The peer‑to‑peer betting sector is gaining momentum as regulators worldwide soften restrictions on social wagering and consumers seek alternatives to traditional sportsbooks. Venture capital has followed this trend, backing platforms that prioritize user interaction over house profit. Slips entered the market at a time when AI‑driven prediction markets and real‑time social features are becoming differentiators, positioning the company to benefit from both regulatory tailwinds and shifting consumer preferences.

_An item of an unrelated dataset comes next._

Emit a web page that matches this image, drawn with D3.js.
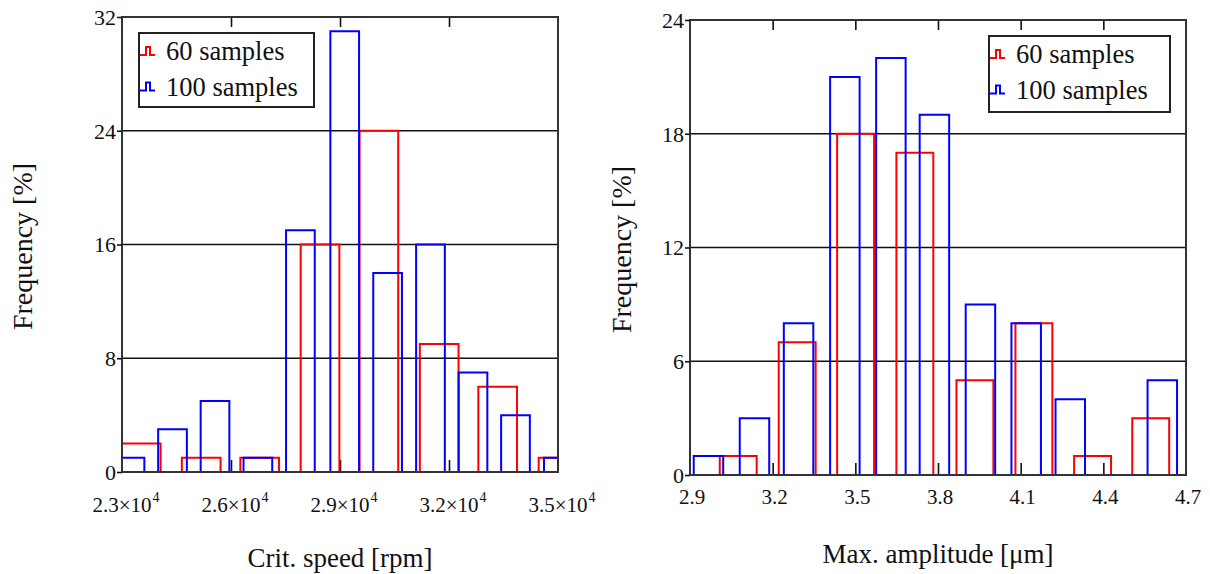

Slips’ product suite blends classic betting formats—heads‑up duels, pooled contests, and tourlays—with AI‑generated prediction markets that dynamically adjust odds based on collective user input. Its geo‑location capabilities allow bars, stadiums, and private clubs to host live betting experiences, turning physical venues into interactive social hubs. By removing the house edge and letting participants wager directly against each other, Slips creates a zero‑sum environment where every bet has a winner, fostering higher engagement and repeat usage among tech‑savvy sports fans.
The $3.5 M seed round signals strong investor confidence in Slips’ growth trajectory and the broader P2P betting model. With capital earmarked for technology upgrades and talent acquisition, the company can accelerate user acquisition and expand into new geographic markets. If Slips successfully scales, it could pressure traditional bookmakers to innovate or partner with similar platforms, potentially reshaping the competitive dynamics of the betting industry and unlocking new revenue streams for venue operators and sports communities.